The first section of the dance “aspires first to dream of the Big Bang…from nothing came everything.” This revelation might not serve a choreographer well as the audience sits and awaits (at least those who read the program notes) how the dance will pull off the best big bang for their bucks. Yet for the most part choreographer Abou Lagraa (the company’s founder and artistic director) made it work, with movement that combines sinuousness and fidget, with the heavens exploding and coalescing, all performed beautifully by his company of seven. Particularly impressive was a solo by Amala Dianor, whose rail-thin body and loose limbs twitch and lift at the center of an agitated cosmos of surrounding dancers.

I looked forward to seeing Compagnie La Baraka for two reasons: the marketing played up Lagraa’s multi-culti outlook — he’s the French-born son of Algerian parents and has close artistic connections to North Africa, and his company includes performers of several different nationalities. I was also intrigued that the dance was created with the collaboration of the Debussy String Quartet, based in Lyon, who played live on stage. A work about the creation of the universe seemed to deserve music of the spheres, and the technically excellent quartet performed pieces by modernists John Cage and Anton Webern, as well as J.S. Bach.

The marriage of music and dance is a partnership at the core of humankind, yet as with any coupling there are dissonant notes to be heard from time to time, some louder than others. And volume was a central problem for this performance.

From the very first tappings on their instruments and atonal scraping of their strings, the Debussy String Quartet was too loud. I saw musicians playing their instruments, yet all I heard was an amplification of the sound they appeared to be making. I understand how loud pairs with Big Bang, but not for the whole evening. This was especially perplexing in Meany, a hall noted for its fine acoustics.

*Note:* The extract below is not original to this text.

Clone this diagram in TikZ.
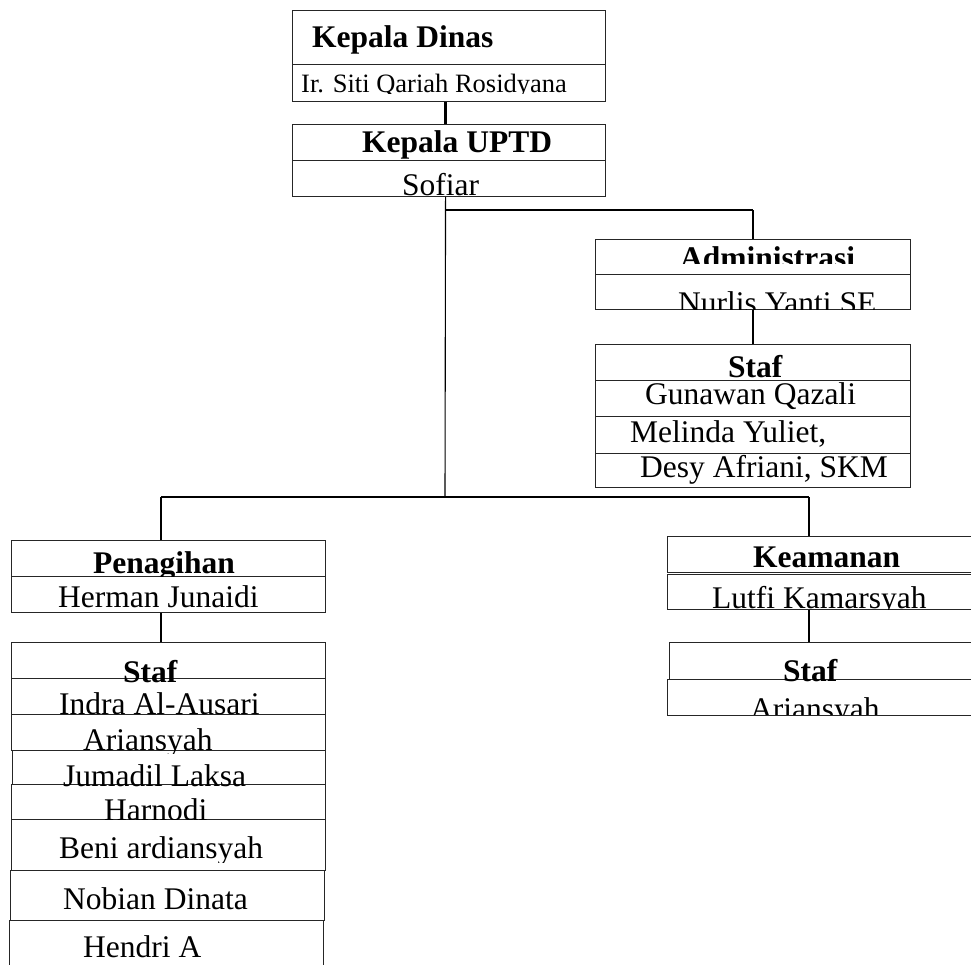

The dynamics of the Cage, Bach, and Webern (performed in this order) were quite different from one another, but it was the coloration brought to them by the player’s performance that gave them an intrusive sameness. Adding this to the volume level gave the music an almost trance-like drone over the course of the evening, inducing a certain somnolence in this listener. Christophe Germanique is credited as the “sound manager” in the program, so one can assume that the volume was very much part of the evening’s design.

Laying aside the issues with sound, Lagraa’s work reveals him as an ambitious and gifted choreographer. His vocabulary is resourceful, and his kinetic inventiveness combines his movement in novel ways that don’t wear on the eye. He has assembled a fine company of performers to interpret his work.

I like the problem that the choreographer set for himself — the creation of the universe, and its on-going resonance and re-creation within each of us. The former undoubtedly lends itself to movement, as some say that the origins of dance are in part indebted to the terpsichore of the heavens. The internal part is more difficult, and Lagaa represents them best in a series of duets and quartets, often accompanied by striking lighting from the designer Gerard Garchey, at times so dramatic it is almost a dance in itself.

Of particular note were the company’s three women in square pools of light, as if specks of dust adrift in a sea of cosmic nothingness. That same geometric lighting motif is used in combative then loving duets for the company’s four men. A woman enters (the excellent Nawal Lagraa, the choreographer’s wife), an Eve who is treated with hostility by this quartet of Adams. It was one of several points in the choreography when the three women of the company seemed to be secondary to the men. In addition to dancers Dianor and Lagraa, Oliver Tida Tida was another standout.

Abou Lagraa’s movement style is a lovely blending of Western ballet, contemporary dance, and other cultural motifs, and it is generally an easeful and pleasing mix. However, there are some points when locking and breaking moves from African American vernacular dance, and Brazilian capoeira jump out at the viewer, and one wishes they were a bit more blended into the whole. 

Lagraa also sees the musicians as part of the choreography and has them move about the stage, entering and exiting several times over the course of the evening. How he visualizes their music both adds to the piece and at a few points detracted from it.

Often the sound is an underscore for the dance like the eternal rhythms of the universe; at other times it is punctuation for what might otherwise be run-on dance sentences. In a few segments the music is stark counterpoint to the dance. In one case a rough and tumble male duet seems so detached from the music that I wondered if it was independently made in the studio with no kinship to the score with which it was eventually paired.

“A World in Itself” closed with its most stunning moments, a magnificent solo of turns and rounded movements performed by Anthony Couroyer. He dances within a circle of light, a brilliant orb that both contains and connects all that is inside and without, bringing resolution and a resolute coherence to all that has come before.